The defense then objected to the reference to the charge of aggravated arson in paragraph 41, as another person pled to that charge. According to the Beauregard Parish District Attorney’s Office, another person did admit to this charge and it was dropped. This, however, does not reduce the two criminal history points assigned under paragraph 41 as they refer to the actual felony with which Townley was convicted.
In summation, the defense argued that Townley could have killed the victim, but he did not. The defense argued that he could have physically hurt the victim, but he did not and that this was a serious case of “fatal attraction.” The defense asserts that it is not the term of incarceration, but the fact of incarceration that will rehabilitate a man, if he is going to rehabilitate. Because, in defense counsel’s opinion, Townley needs psychological help, may be suicidal, and kidnapped, not for financial gain, but for the “love” of a woman, that this court should not depart upward.
The Fifth Circuit has held that sentences that fall within the statutory limits, even though constituting an upward departure from the guidelines, will not be disturbed absent a “gross abuse of discretion.” United States v. Juarez-Ortega, 866 F.2d 747, 748 (5th Cir.1989). The statutory maximum for 18 U.S.C. § 1201(c) is imprisonment for life.

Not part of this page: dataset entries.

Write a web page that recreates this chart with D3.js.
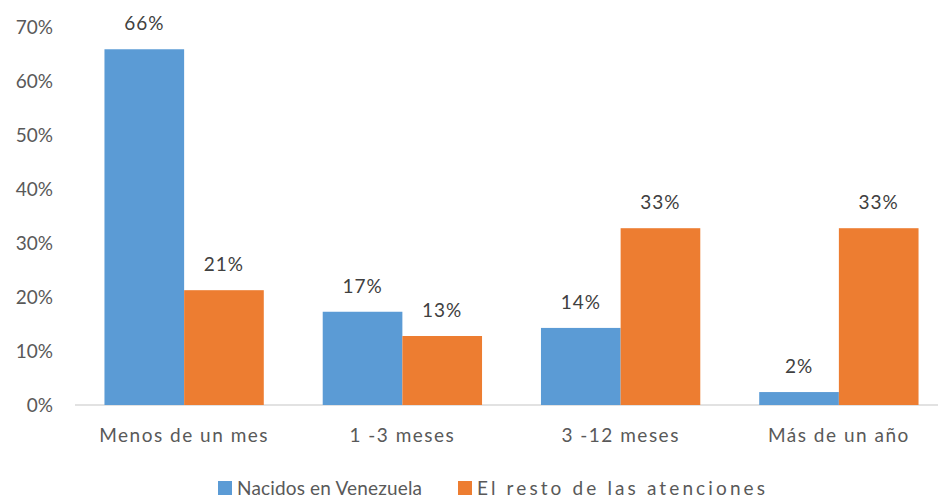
<!DOCTYPE html>
<html><head><meta charset="utf-8">
<script src="https://cdn.jsdelivr.net/npm/d3@7"></script>
<style>body{margin:0;background:#fff}svg{display:block}text{font-family:Lato,"Open Sans",sans-serif;fill:#595959}</style>
</head><body><svg id="c" width="938" height="500"></svg>
<script>
const categories = ["Menos de un mes", "1 -3 meses", "3 -12 meses", "Más de un año"];
const seriesNames = ["Nacidos en Venezuela", "El resto de las atenciones"];
const venezuela = [66, 17.3, 14.3, 2.4];
const resto = [21.3, 12.8, 32.8, 32.8];
const yTicks = [0, 10, 20, 30, 40, 50, 60, 70];
const colors = ["#5B9BD5", "#ED7D31"];

const svg = d3.select("#c");
const x0 = d3.scaleBand().domain(categories).range([75, 948]).paddingInner(0.27).paddingOuter(0.135);
const x1 = d3.scaleBand().domain([0, 1]).range([0, x0.bandwidth()]);
const y = d3.scaleLinear().domain([0, 70]).range([405, 27.7]);

// y tick labels
svg.append("g").selectAll("text").data(yTicks).join("text")
  .attr("x", 53).attr("y", d => y(d)).attr("dy", "0.35em")
  .attr("text-anchor", "end").style("font-size", "19px")
  .text(d => d + "%");

// baseline
svg.append("line").attr("x1", 75).attr("x2", 948).attr("y1", y(0)).attr("y2", y(0))
  .attr("stroke", "#d9d9d9").attr("stroke-width", 1.5);

const data = categories.map((c, i) => ({c, vals: [venezuela[i], resto[i]]}));
const g = svg.append("g").selectAll("g").data(data).join("g")
  .attr("transform", d => `translate(${x0(d.c)},0)`);
g.selectAll("rect").data(d => d.vals.map((v, k) => ({v, k}))).join("rect")
  .attr("x", d => x1(d.k)).attr("width", x1.bandwidth())
  .attr("y", d => y(d.v)).attr("height", d => y(0) - y(d.v))
  .attr("fill", d => colors[d.k]);
g.selectAll("text").data(d => d.vals.map((v, k) => ({v, k}))).join("text")
  .attr("x", d => x1(d.k) + x1.bandwidth() / 2).attr("y", d => y(d.v) - 19)
  .attr("text-anchor", "middle").style("font-size", "19px").style("letter-spacing", "1px")
  .style("fill", "#404040")
  .text(d => Math.round(d.v) + "%");

// category labels
svg.append("g").selectAll("text").data(categories).join("text")
  .attr("x", d => x0(d) + x0.bandwidth() / 2).attr("y", 442)
  .attr("text-anchor", "middle").style("font-size", "19px").style("letter-spacing", "1.5px")
  .text(d => d);

// legend
const legX = [218, 458];
const legW = [185, 288];
const leg = svg.append("g").selectAll("g").data(seriesNames).join("g")
  .attr("transform", (d, i) => `translate(${legX[i]},488)`);
leg.append("rect").attr("x", 0).attr("y", -7).attr("width", 14).attr("height", 14)
  .attr("fill", (d, i) => colors[i]);
leg.append("text").attr("x", 19).attr("y", 0).attr("dy", "0.35em")
  .attr("textLength", (d, i) => legW[i]).attr("lengthAdjust", "spacing")
  .style("font-size", "19px").text(d => d);
</script></body></html>
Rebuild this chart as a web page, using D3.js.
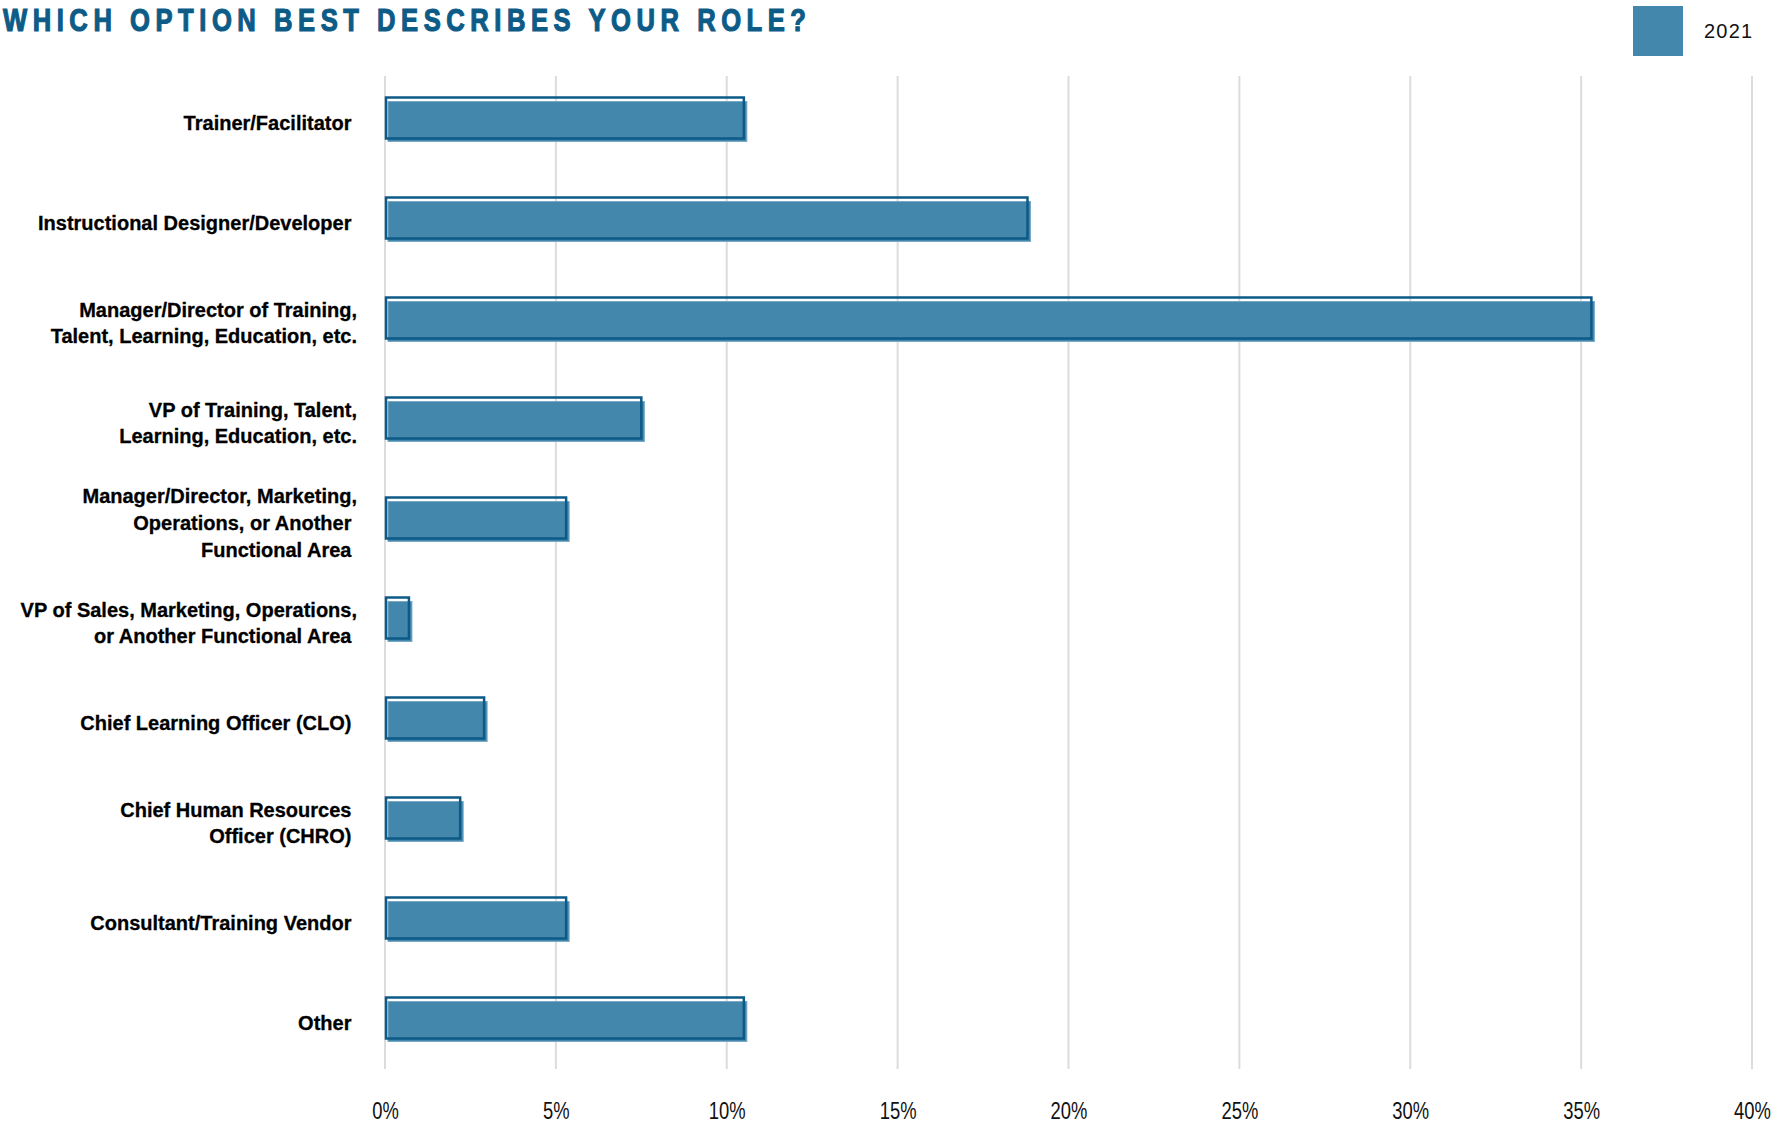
<!DOCTYPE html>
<html>
<head>
<meta charset="utf-8">
<script src="https://cdn.jsdelivr.net/npm/d3@7"></script>
<style>
  html, body { margin: 0; padding: 0; background: #fff; }
  svg { display: block; }
  .cat { white-space: pre; }
</style>
</head>
<body>
<script>
// Survey answers: share of respondents by role (2021)
const categories = [
  ["Trainer/Facilitator "],
  ["Instructional Designer/Developer "],
  ["Manager/Director of Training,", "Talent, Learning, Education, etc."],
  ["VP of Training, Talent,", "Learning, Education, etc."],
  ["Manager/Director, Marketing,", "Operations, or Another ", "Functional Area "],
  ["VP of Sales, Marketing, Operations,", "or Another Functional Area "],
  ["Chief Learning Officer (CLO) "],
  ["Chief Human Resources ", "Officer (CHRO) "],
  ["Consultant/Training Vendor "],
  ["Other "]
];
const values2021 = [10.5, 18.8, 35.3, 7.5, 5.3, 0.7, 2.9, 2.2, 5.3, 10.5];
const xTicks = [0, 5, 10, 15, 20, 25, 30, 35, 40];
const seriesName = "2021";
const titleText = "WHICH OPTION BEST DESCRIBES YOUR ROLE?";

const W = 1786, H = 1124;
const fillColor = "#4487ad";
const edgeColor = "#0c5a87";
const sans = "'Liberation Sans', Arial, Helvetica, sans-serif";

const svg = d3.select("body").append("svg")
  .attr("width", W).attr("height", H);

const keys = categories.map((c, i) => i);
const x = d3.scaleLinear().domain([0, 40]).range([385, 1752]);
const y = d3.scaleBand().domain(keys).range([68, 1068])
  .paddingInner(0.59).paddingOuter(0.295);

// vertical grid
svg.append("g").selectAll("line").data(xTicks).join("line")
  .attr("x1", d => x(d)).attr("x2", d => x(d))
  .attr("y1", 76).attr("y2", 1069)
  .attr("stroke", "#dcdcdc").attr("stroke-width", 2);

// x axis labels (narrow, tall figures)
const xAxis = d3.axisBottom(x).tickValues(xTicks).tickSize(0).tickFormat(d => d + "%");
const gx = svg.append("g").attr("transform", "translate(0,1100)").call(xAxis);
gx.select(".domain").remove();
gx.selectAll("text")
  .attr("y", 19).attr("dy", 0)
  .attr("transform", "scale(0.8,1)")
  .style("font-family", sans).style("font-size", "23px").attr("fill", "#111");

// bars: soft fill slab slightly offset under a crisp outline
const bars = svg.append("g").selectAll("g").data(keys).join("g");
bars.append("rect")
  .attr("x", x(0) + 3)
  .attr("y", d => y(d) + 4)
  .attr("width", d => Math.max(0, x(values2021[d]) - x(0)))
  .attr("height", y.bandwidth() - 1)
  .attr("fill", fillColor)
  .attr("stroke", "#79a9c6").attr("stroke-width", 1);
bars.append("rect")
  .attr("x", x(0) + 1)
  .attr("y", d => y(d))
  .attr("width", d => x(values2021[d]) - x(0) - 1)
  .attr("height", y.bandwidth())
  .attr("fill", "none")
  .attr("stroke", edgeColor).attr("stroke-width", 2.5);

// category labels
const lineH = 26.6;
const labels = svg.append("g").selectAll("text").data(keys).join("text")
  .attr("class", "cat")
  .attr("text-anchor", "end")
  .style("font-family", sans).style("font-weight", "bold").style("font-size", "20px")
  .attr("fill", "#000").attr("stroke", "#000").attr("stroke-width", 0.3);
labels.each(function(d) {
  const lines = categories[d];
  const cy = y(d) + y.bandwidth() / 2;
  const y0 = cy + 12 - (lines.length - 1) * lineH / 2;
  d3.select(this).selectAll("tspan").data(lines).join("tspan")
    .attr("x", 357)
    .attr("y", (l, i) => y0 + i * lineH)
    .text(l => l);
});

// title: condensed, heavy, widely tracked capitals
const tScale = 0.8;
const title = svg.append("text")
  .attr("transform", `translate(3,31) scale(${tScale},1)`)
  .style("font-family", sans).style("font-weight", "bold").style("font-size", "32px")
  .attr("fill", "#0d5b87").attr("stroke", "#0d5b87").attr("stroke-width", 1.2)
  .text(titleText);
const natural = title.node().getComputedTextLength();
const spacing = (803 / tScale - natural) / (titleText.length - 1);
title.style("letter-spacing", spacing + "px");

// legend
const legend = svg.append("g");
legend.append("rect").attr("x", 1633).attr("y", 6).attr("width", 50).attr("height", 50)
  .attr("fill", fillColor);
legend.append("text").attr("x", 1704).attr("y", 38)
  .style("font-family", sans).style("font-size", "20px")
  .style("letter-spacing", "1.2px")
  .attr("fill", "#111").text(seriesName);
</script>
</body>
</html>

When departing from the guidelines, however, the district court must articulate the reasons justifying the upward departure. United States v. Murillo, 902 F.2d 1169, 1172 (5th Cir.1990). If the reasons are “acceptable” and “reasonable” the Fifth Circuit will affirm. United States v. Perez, 915 F.2d 947, 948 (5th Cir.1990); United States v. Mejia-Orosco, 867 F.2d 216, 221 (5th Cir.), cert. den., 492 U.S. 924, 109 S.Ct. 3257, 106 L.Ed.2d 602 (1989).
The majority of jurisprudence in this circuit does not require that the district court give reasons for the extent of its departure. United States v. Roberson, 872 F.2d 597, 601 (5th Cir.), cert. den., 493 U.S. 861, 110 S.Ct. 175, 107 L.Ed.2d 131 (1989). In U.S. v. Lambert, 963 F.2d 711 (5th Cir.1992), the Fifth Circuit seemingly mandated that this court consider sentences corresponding to the defendant’s criminal history categories and this court has done that. Townley’s criminal history category is IV with an offense level of 29. Taking the position that Townley’s criminal history is not adequately reflected in the guidelines and considering Criminal History categories of V and VI, the maximum time with an offense level of 29 would be 188 months. The court does not, given the entirety of the evidence before it, believe that 188 months is adequate.
An upward departure in this case is warranted based on the fact that the offense *652level does not adequately reflect the risk this offense represented in the community in the following respects:
1) The conduct exhibited by the defendant prior to the actual kidnapping was extreme and was very similar to that of a stalker. The defendant repeatedly called the victim at her place of employment, even after being told not to, and continuously threatened the victim and her relationship with her child. He gave the victim no rest. The defendant purposefully contacted the victim’s ex-husband and gave him false information which made him file for a change in custody. The defendant later recanted his testimony, but this did not alleviate the emotional trauma inflicted upon his victim and the child’s father. The defendant threatened the victim, telling her that the next time she saw him, he would kidnap her and just left her there to wait and wonder when and if he would get her;
2) The psychological and emotional injury sustained by the victim necessitating continued psychological counseling;
3) The fact that the defendant was armed with a knife and a gun in the commission of this crime, using them to threaten the victim and his co-defendant;
4) The extreme conduct by the defendant in his treatment of the victim in a degrading and cruel manner, including denying her the use of proper facilities and forcing her to relieve herself in the woods while he watched, and forcing her to have sex with him. (Even though the victim participated in the sexual act with the defendant, in view of the fact that she had been kidnapped, threatened, terrorized, and feared for her very life, this court cannot say that she freely consented). Even prior to the kidnapping, the defendant actually grabbed the victim’s two and one-half year old child and threatened to take him from her (and probably would have had the neighbors not been gathered at her door). He made allegations under oath that she sexually abused her son and that she did drugs in an attempt to threaten her again with the loss of her child. Although he later recanted his testimony, this shows the extremes that this man will pursue to torture his victim.
5) Furthermore, reasonable information indicates that the criminal history category does not adequately reflect the seriousness of the defendant’s criminal background or his propensity for future criminal conduct. The defendant has an extensive criminal history and this court has no indication that the defendant is no longer obsessed with this victim.
This court finds that the spectrum of risk to the life of the victim was not adequately considered by the guidelines; nowhere does the guidelines address the “stalking” mentality considered in this case. Therefore, for the reasons set forth above, the nature and circumstances of the crime, criminal history and characteristics, need to reflect the seriousness of the offense, need to provide respect for the law, need to provide just punishment, as well as the need to afford an adequate deterrence to similar behavior and to protect the public from further criminal conduct by this defendant not only suggests an upward departure from the guidelines, but mandates such a departure.